De plus, tout ne dépend pas de nous et nombreux sont les nuages qui assombrissent ces perspectives de croissance : incertitudes liées au Brexit et à la possibilité d’un no deal ; tensions commerciales avec les deux géants mondiaux ; tentations protectionnistes chez certains de nos partenaires, notamment européens.

Hélas, mes chers collègues, rien de nouveau sous le soleil, et les mauvais augures d’une dégradation généralisée du commerce international vont bon train.

Mais en économie, c’est bien connu, quand la confiance disparaît, la crise survient ! Tâchons donc de reprendre confiance en nous-mêmes pour inspirer confiance aux autres. Nous ferons ainsi entendre les revendications françaises au niveau européen, par exemple sur les questions climatiques dans le cadre des négociations à venir pour un accord commercial avec les États-Unis.

Mes chers collègues, ce programme de stabilité n’est ni une cure d’austérité ni une sinécure : il nous permet simplement de respecter les engagements que nous avons pris au niveau européen.

Pour nous préparer à une prochaine crise, rien ne sert de prédire un éventuel relèvement des taux ou une hypothétique crise de la dette : il faut continuer d’assainir nos comptes publics, afin de nous prémunir de temps moins cléments.

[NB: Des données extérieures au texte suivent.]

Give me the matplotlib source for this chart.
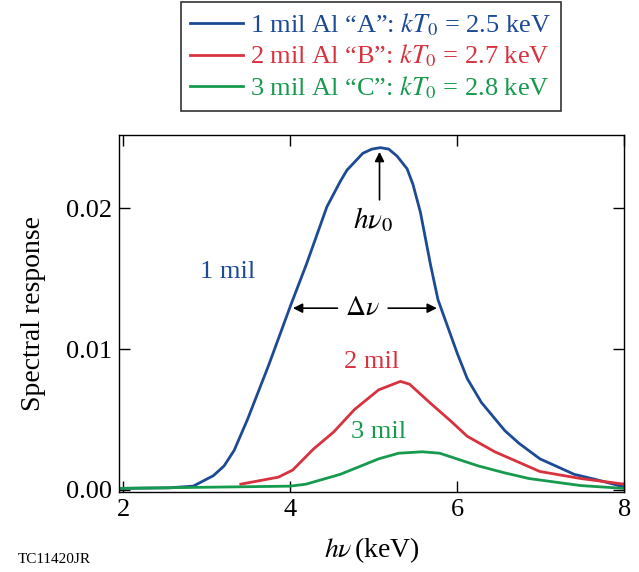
import numpy as np
import matplotlib; matplotlib.use("Agg"); import matplotlib.pyplot as plt

plt.rcParams["font.family"] = ["Liberation Serif", "DejaVu Serif"]
plt.rcParams["mathtext.fontset"] = "stix"

# spectral response curves (x in keV)
x_a = [1.95, 2.55, 2.84, 3.08, 3.21, 3.33, 3.49, 3.74, 4.0, 4.20, 4.44, 4.60, 4.68, 4.87, 4.98, 5.08, 5.18, 5.28,
       5.40, 5.47, 5.56, 5.68, 5.77, 6.0, 6.12, 6.29, 6.57, 6.74, 6.99, 7.40, 7.68, 8.0]
y_a = [0.0001, 0.00014, 0.00026, 0.001, 0.0017, 0.0028, 0.005, 0.0088, 0.0130, 0.0161, 0.0201, 0.0219, 0.0227, 0.0239, 0.0242, 0.0243, 0.0242, 0.0237,
       0.0228, 0.0217, 0.0197, 0.0160, 0.0135, 0.0097, 0.0079, 0.0062, 0.0042, 0.0033, 0.0022, 0.0011, 0.0007, 0.0002]
x_b = [3.41, 3.86, 4.03, 4.28, 4.52, 4.77, 5.06, 5.32, 5.43, 5.67, 5.92, 6.12, 6.45, 6.99, 7.48, 8.0]
y_b = [0.0004, 0.0009, 0.0014, 0.0029, 0.0041, 0.0057, 0.0071, 0.0077, 0.0075, 0.0062, 0.0049, 0.0038, 0.0027, 0.0013, 0.0008, 0.0004]
x_c = [1.95, 4.0, 4.19, 4.60, 4.81, 5.06, 5.30, 5.58, 5.79, 6.25, 6.57, 6.86, 7.48, 8.0]
y_c = [0.0001, 0.00026, 0.0004, 0.0011, 0.0016, 0.0022, 0.0026, 0.0027, 0.0026, 0.0017, 0.0012, 0.0008, 0.0003, 0.0001]
labels = [r"1 mil Al “A”: $kT_0$ = 2.5 keV", r"2 mil Al “B”: $kT_0$ = 2.7 keV", r"3 mil Al “C”: $kT_0$ = 2.8 keV"]
colors = ["#1d4a94", "#d8323e", "#169a4e"]

fig = plt.figure(figsize=(6.39, 5.72), dpi=100)
ax = fig.add_axes([0.186, 0.140, 0.791, 0.624])
for xs, ys, c, lab in zip([x_a, x_b, x_c], [y_a, y_b, y_c], colors, labels):
    ax.plot(xs, ys, color=c, lw=2, label=lab, solid_joinstyle="round")

ax.set_xlim(1.95, 8); ax.set_ylim(-0.00015, 0.0252)
ax.set_xticks([2, 4, 6, 8]); ax.set_yticks([0, 0.01, 0.02])
ax.set_yticklabels(["0.00", "0.01", "0.02"])
ax.tick_params(direction="in", length=8, width=1, top=True, right=True, labelsize=19, pad=5)
for s in ax.spines.values(): s.set_linewidth(1)
ax.set_xlabel(r"$h\nu\,$(keV)", fontsize=20, labelpad=10)
ax.set_ylabel("Spectral response", fontsize=20, labelpad=14)

ax.text(3.25, 0.0155, "1 mil", color=colors[0], fontsize=19, ha="center", va="center")
ax.text(4.97, 0.0091, "2 mil", color=colors[1], fontsize=19, ha="center", va="center")
ax.text(5.06, 0.0041, "3 mil", color=colors[2], fontsize=19, ha="center", va="center")
ax.annotate("", xy=(5.07, 0.0242), xytext=(5.07, 0.0204),
            arrowprops=dict(arrowstyle="-|>", color="black", lw=1.2, mutation_scale=14))
ax.text(4.99, 0.0192, r"$h\nu_0$", fontsize=21, ha="center", va="center")
ax.annotate("", xy=(4.0, 0.0129), xytext=(4.6, 0.0129),
            arrowprops=dict(arrowstyle="-|>", color="black", lw=1.2, mutation_scale=14))
ax.annotate("", xy=(5.79, 0.0129), xytext=(5.14, 0.0129),
            arrowprops=dict(arrowstyle="-|>", color="black", lw=1.2, mutation_scale=14))
ax.text(4.87, 0.0129, r"$\Delta\nu$", fontsize=20, ha="center", va="center")

leg = fig.legend(loc="upper center", bbox_to_anchor=(0.58, 0.997), fontsize=19, frameon=True,
                 fancybox=False, edgecolor="black", labelcolor="linecolor", handlelength=2.0,
                 handletextpad=0.3, labelspacing=0.2, borderpad=0.35, borderaxespad=0)
leg.get_frame().set_linewidth(1.2)
fig.text(0.028, 0.016, "TC11420JR", fontsize=11)
fig.savefig("out.png", dpi=100)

Pourtant, nous aurions vraiment tort de croire que le danger ne peut venir que de l’extérieur. La crise des « gilets jaunes » nous rappelle qu’un équilibre est toujours fragile et que la stabilité ne se laisse pas facilement programmer.

Le Gouvernement l’a réaffirmé à l’issue du grand débat : parce que l’exaspération fiscale est à son comble, il faudra baisser les prélèvements obligatoires et, pour baisser les prélèvements obligatoires, il faudra encore réduire les dépenses publiques.

Aussi, les annonces faites par le Président de la République, notamment concernant la baisse de l’impôt sur le revenu, devront-elles s’inscrire dans le strict respect de cette trajectoire.

Il nous faudra persévérer pour restaurer la crédibilité des programmes de stabilité français. Il y va, à Paris comme à Bruxelles, de la crédibilité des responsables politiques français. Dans la crise de confiance que nous traversons, nous devons démontrer que nous pouvons tenir nos engagements.

Les difficultés sont trop nombreuses, à l’intérieur comme à l’extérieur de nos frontières. Mais c’est le chemin qui doit nous ramener dans les clous de Maastricht, avec, en ligne de mire, une dette ramenée sous la barre des 60 % du PIB.

Sans aller jusqu’à l’austérité, nous aurons besoin de rigueur. Comme l’a dit Paul Valéry, « la plus grande liberté naît de la plus grande rigueur ».

Mes chers collègues, attachons-nous à tenir rigoureusement un programme de stabilité. C’est notre devoir à l’égard des générations futures. Mais c’est aussi la première étape d’une réflexion de fond, qui doit nous amener à repenser la place et le rôle de l’État dans la société. (MM. Michel Canevet, Jérôme Bascher, Roger Karoutchi et Sébastien Meurant applaudissent.)